Bird flu outbreak, first of its kind in 7 years, creates challenges for central Oregon farmers

Farming is a family affair for Cameron Gunther. His parents were farmers and he now runs a small poultry farm, Home Farm Foods, with his mother in Culver, Oregon. Their 4,000 hens can produce up to 250 dozen eggs a day. That might sound like a lot, but Gunther says it doesn’t translate to a big cushion for unexpected issues.

Chicken pasture at the Rainshadow Organics farm in Sisters, Oregon in this file photo. Nearby Bend Poultry Farms were quarantined for bird flu on July 11.

Sage Van Wing/OPB

“We don’t have these huge savings accounts that these big farms have,” Gunther said. He made the difficult choice to close access to his farm after a form of bird flu, which can kill wild birds and poultry, was discovered in the nearby town of Bend.

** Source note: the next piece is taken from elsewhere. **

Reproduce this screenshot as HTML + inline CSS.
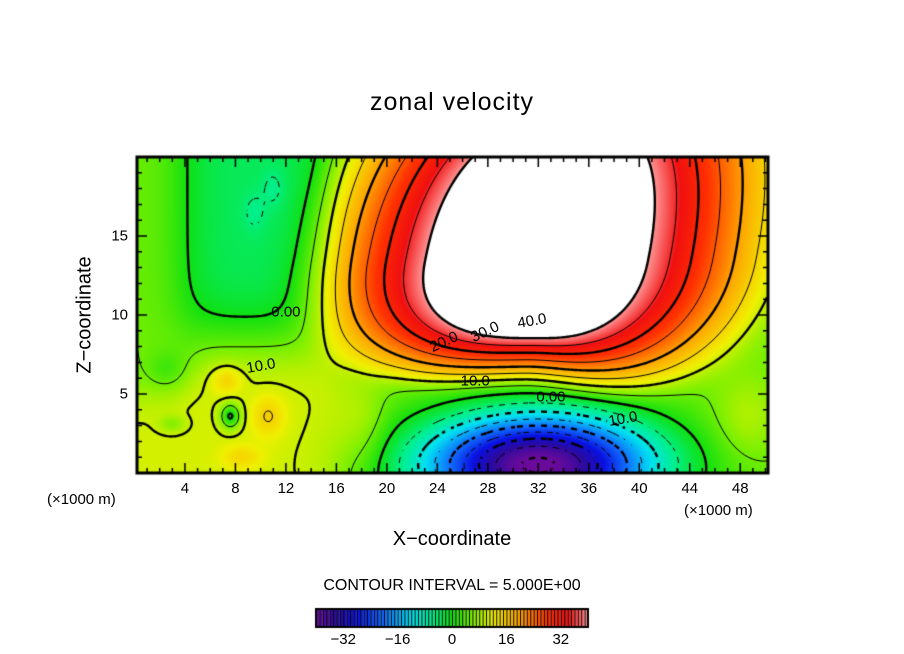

“If we went positive for the birds, I think we would sink,” Gunther said.

For Gunther, it was voluntary. Farms within 10 kilometers of the infected property fall under a quarantine zone, which covers most of Bend. Nearby poultry farmers outside this area can also take preventive measures.

The challenges Gunther and other poultry owners now face come after the Oregon Department of Agriculture issued a regional bird flu quarantine for Deschutes County this week. It was the fifth confirmed case in the state this year. Dr. Ryan Scholz, state veterinarian for the Oregon Department of Agriculture, says the strain of bird flu detected in Bend differs from a less severe strain typically found in Oregon.

“What we’re dealing with right now is what we call a highly pathogenic strain of bird flu where, instead of just making the birds a little sick, the highly pathogenic strains will kill the birds very, very quickly.” , Scholz said.

These strains are rare in the United States, Scholz said. “We’ve only had one other large outbreak of a strain of highly pathogenic bird flu here in the United States, and that was in 2015,” Scholz said.

But in the Pacific Northwest, the strain is rife. Washington has already had 28 cases detected in domestic herds.

The virus was found in a flock of about 70 birds in East Bend where owners were selling eggs to the public. Because the virus quickly kills poultry, the Ministry of Agriculture issues regional quarantines after detecting and euthanizing all birds exposed to the virus.

According to Scholz, during quarantine, the department conducts two rounds of monitoring 14 days apart.

“If we find any more cases in this control area, then this quarantine is extended and we have to start over.”

Gunther, whose farm is in Jefferson County some distance from mandatory quarantines near Bend, initially restricted access to the farm due to cases in Washington. He closed his farm completely to visitors as a precaution after the quarantine was announced on Tuesday.

“Anyone who doesn’t work for us immediately no longer has access to the farm,” Gunther said. “We completely shut it down.”

These quarantines weigh on poultry farmers, especially those like Gunther who rely on their birds’ access to the outdoors. Its facilities cannot currently handle a full quarantine – which requires isolating the birds indoors.

“If all these birds were to come inside and we had to lock down all the vents, all the fans, all the doors…the heat would just be too much,” Gunther said. “I would suggest or assume that we would probably lose 30-40% to heat stroke.”

These preventative measures also put financial pressure on farmers like Gunther, who said: “Even when you test positive for birds, aid is a joke.” While the USDA will provide compensation for euthanized poultry, cleaning and disposal of equipment, losses due to business interruption cannot be covered. Already, Gunther has felt the impact of his self-quarantine. Deliveries, usually made two to three times a week, are made only once. A full quarantine, he said, would be devastating for the farm and its staff.

“If we went into full lockdown, we would probably have to drop three of our five guys,” he said.

To prevent bird flu from spreading, Scholz said, “The most important thing is to make sure that wild waterfowl don’t come into contact with domestic birds.” Other preventative measures include cleaning equipment and clothing that comes into contact with other domestic and wild birds, as the virus spreads from bird-to-bird contact.

As summer progresses, the warmer weather should help dampen the virus. However, Scholz still encourages flock owners to beware of bird flu.

“I expect this virus to be back in the fall when the weather gets colder and the birds start flying again,” Scholz said. “So it will be very important for poultry owners to look carefully at their operations at this time and determine what they can implement to protect their own birds.”

If you suspect wild or domestic birds have avian influenza, contact the Oregon Department of Agriculture immediately. Symptoms include sudden death, swelling around the head, discoloration, coughing, sneezing, diarrhea, lack of energy and decreased appetite.